About ten years later, in a conversation with a friend who watched the same festival, and with communist rule already crumbling, he mentioned how excited he was seeing the fluttering flag of freedom every year; to him it presaged the end of communism and the return of democracy. I never thought of that then, and, without telling him, I believed that he either made up that feeling ex post (1985 was very different from 1975) or that he simply imputed to others what might have been the thoughts of a tiny minority.
Then a few years ago, when I visited Zagreb the first time after the civil wars, I met for dinner a Croatian friend whom I have not seen for more than twenty years and with whom I worked in 1975. Somehow during the conversation, she mentioned how the flag of “Libertas” always made her think of Croatian independence and freedom and how she thought that feeling was shared by everyone who was there and saw the flag being raised.
That thought, I had to acknowledge, never crossed my mind. But that third interpretation of the very same event made me think, like in Kurosawa’s movie, that we all live in our ideological worlds and imagine that everybody else inhabits the same one too.
Until things change.
Something similar is happening now in the United States with the ideological impact of the Black Lives Matter movement. Many people thought that racial inequality was indeed an issue in the United States. But it was seen as an ancillary issue, in need of a solution, but not in itself detracting from the view of America as a land of equal opportunity and progress for all. Under the impact of the movement, racial injustice, and many other forms of injustices, are now seen, by many people who never thought so before, as systemic problems. They cannot be made aright by, as Cornel West dismissively and well said, “putting Black faces in high places”. They require a thorough rethinking of the essential features of capitalist societies. Moreover, BLM movement, by bringing into the focus the entire colonial history and Black oppression, has directed our attention to the things which were thought long gone and “solved”: King Leopold’s rule of the Congo, British use of and complicity in slave trade, American and Brazilian slaveries that extended late into the second half of the 19th century. It is very likely that similar issues will be raised soon in other countries: France, the Netherlands, Portugal, Spain, Russia. As we have just seen, the statues of Christopher Columbus are tumbling down.

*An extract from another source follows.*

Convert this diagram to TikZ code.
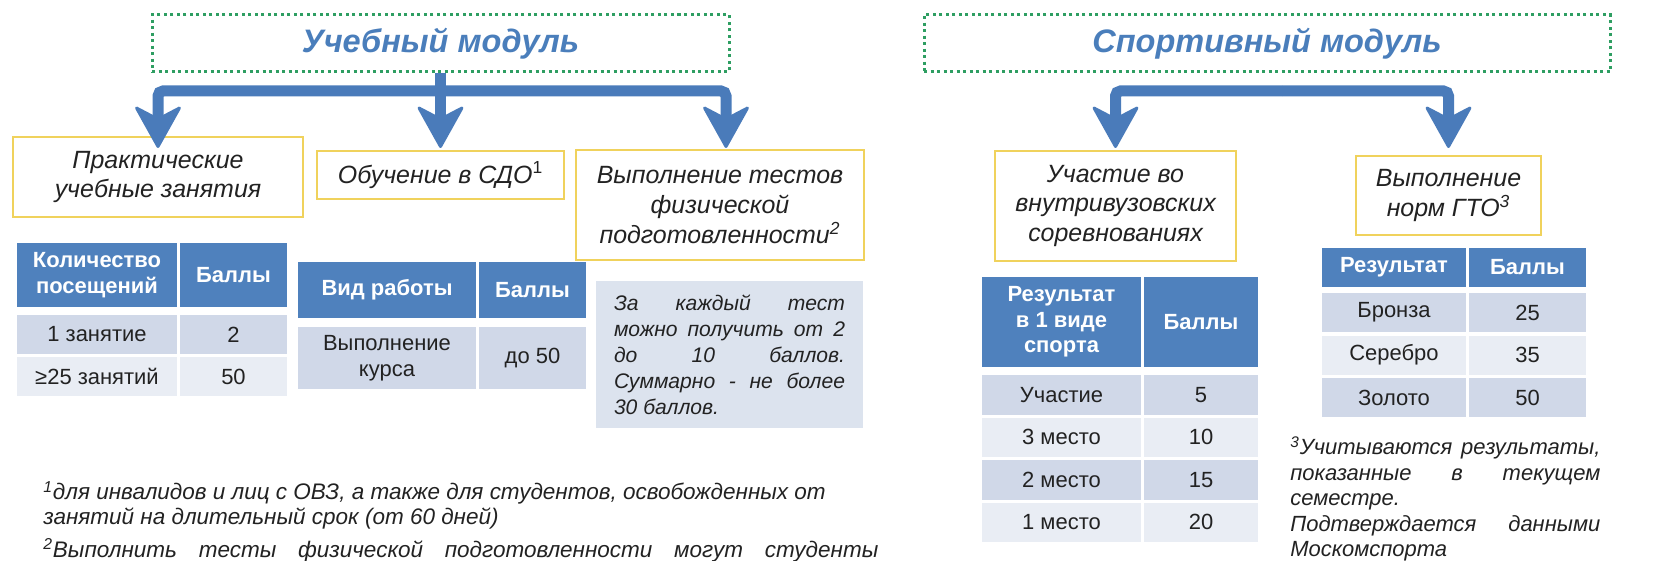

This is a huge ideological change. We were, until a few weeks ago, witnessing the same events as now—racial discrimination and police brutality are not exactly new—but the ideological lenses through which we were seeing them were entirely different. As in the example of the Libertas flag, the event, the fact, was the same: the understandings different.
Ideologies we live are like the air we breathe. We take them as obvious. We are not aware of them, as I was not aware of my own in 1975. Or as my friends were not aware of the ideology that pervaded the World Bank and the IMF in the last two decades of the 20th century. Neoliberalism (which did not use that name then) was so obvious, its lessons and recommendations so clear and common-sensical that it fulfilled the requirements of the best possible ideology: the one that a person defends and implements without ever realizing he is doing so. But it too is now falling apart.

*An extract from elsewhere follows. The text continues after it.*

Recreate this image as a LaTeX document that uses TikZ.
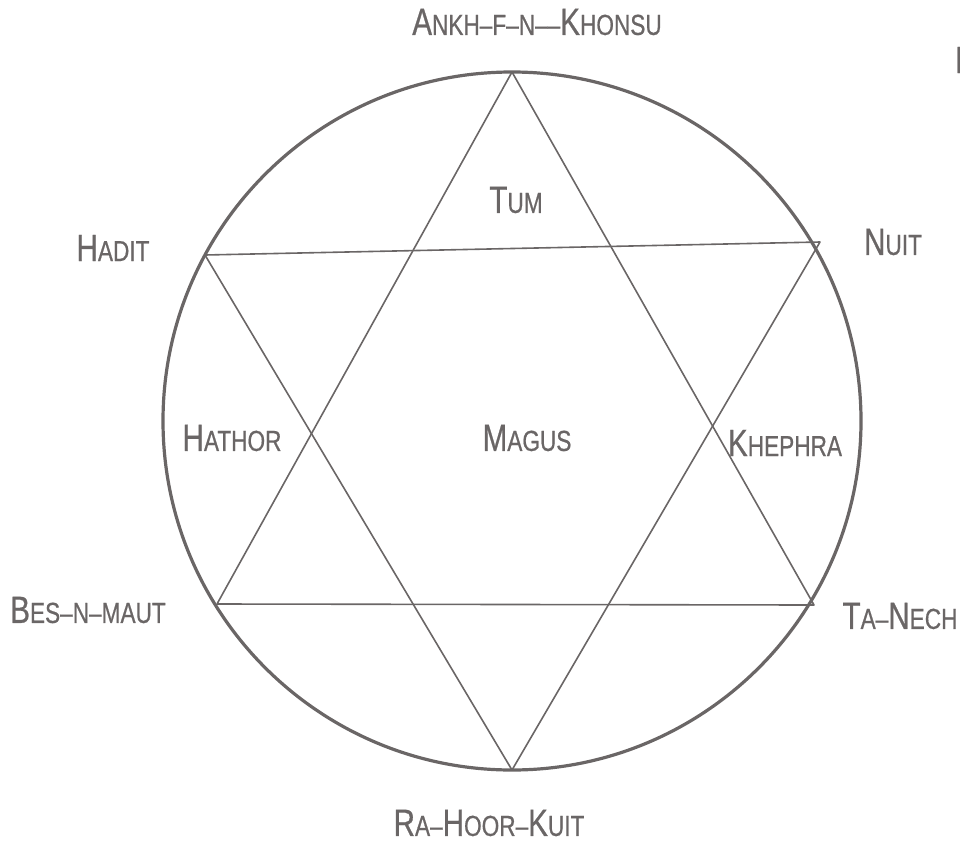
\documentclass[tikz,border=0pt]{standalone}
\usepackage{fontspec}
\setmainfont[FakeStretch=0.78,FakeBold=0.6]{Liberation Sans}
\newcommand\bigL[1]{{\fontsize{38}{38}\selectfont #1}}
\newcommand\smL[1]{{\fontsize{29}{29}\selectfont #1}}
\newcommand\dsh{{\fontsize{29}{29}\selectfont\textendash}}
\definecolor{ink}{HTML}{6A6666}
\begin{document}
\begin{tikzpicture}[x=1pt,y=-1pt,
  lbl/.style={text=ink, inner sep=0pt},
  ring/.style={draw=ink, line width=3.2pt},
  star/.style={draw=ink, line width=1.6pt, line join=round}]
\useasboundingbox (0,0) rectangle (960,843);
\coordinate (O) at (512,421);
\draw[ring] (O) circle[radius=349pt];
% vertices
\coordinate (vT) at (512,72);
\coordinate (vN) at (820,242);
\coordinate (vTN) at (814,605);
\coordinate (vB) at (512,770);
\coordinate (vBM) at (217,604);
\coordinate (vH) at (205,255);
\draw[star] (vT) -- (vTN) -- (vBM) -- cycle;
\draw[star] (vH) -- (vN) -- (vB) -- cycle;
% labels
\node[lbl] (ankh) at (537,22) {\bigL{A}\smL{NKH}\dsh\smL{F}\dsh\smL{N}\dsh\dsh\bigL{K}\smL{HONSU}};
\node[lbl, anchor=west] (east) at (955,60) {\bigL{E}};
\node[lbl] (hadit) at (113,248) {\bigL{H}\smL{ADIT}};
\node[lbl] (nuit) at (893,242) {\bigL{N}\smL{UIT}};
\node[lbl] (bes) at (88,610) {\bigL{B}\smL{ES}\dsh\smL{N}\dsh\smL{MAUT}};
\node[lbl] (tanech) at (900,616) {\bigL{T}\smL{A}\dsh\bigL{N}\smL{ECH}};
\node[lbl] (ra) at (489,823) {\bigL{R}\smL{A}\dsh\bigL{H}\smL{OOR}\dsh\bigL{K}\smL{UIT}};
\node[lbl] (hathor) at (232,438) {\bigL{H}\smL{ATHOR}};
\node[lbl] (khephra) at (785,443) {\bigL{K}\smL{HEPHRA}};
\node[lbl] (tum) at (516,200) {\bigL{T}\smL{UM}};
\node[lbl] (magus) at (527,438) {\bigL{M}\smL{AGUS}};
\end{tikzpicture}
\end{document}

When people ask me how it was to have worked in the World Bank at the time of high neoliberalism, they often believe that we were somehow compelled to believe in the nostrums of neoliberalism. Nothing is further from the truth. Ideology was light and invisible for many; they never felt its weight. Even today I am sure that many friends who implemented it are unaware they ever did. In the early 1990s, an influential person, who would never consider him/herself “neoliberal”, strongly objected to any work on inequality: the issue was not inequality—on the contrary, we needed to create more inequality so that growth can pick up. Another influential person (Larry Summers in this case) became infamous by writing a memo that argued that pollutants should be shipped to Africa because the value of human life there is much lower than in rich countries. Although Summers later claimed that the memo was written in jest, it did capture well the spirit of the times. Yet another person who strenuously even now defends him/herself of the neoliberalist tag produced a new approach to a problem that, proudly claimed, solves it by creating a new market. Never having heard that commodification of everything is the basic characteristic of neoliberalism. No Polanyi or fictitious commodities in his world.
Alike to religious believers, neoliberalism seemed to many economists a quintessence of reasonable, common-sensical ideas. John Williamson wrote when he defined the Washington consensus that it is “the common core of wisdom embraced by all serious economists”. Now that neoliberalism, under the shocks of 2007 and 2020, is all but dead, it is easy to see how wrong they were. But while it lasted, people lived in their own ideological worlds, “embraced by all serious economists”, and it seemed to them that everybody else did too. And that it would last forever. As it seemed to me—in 1975.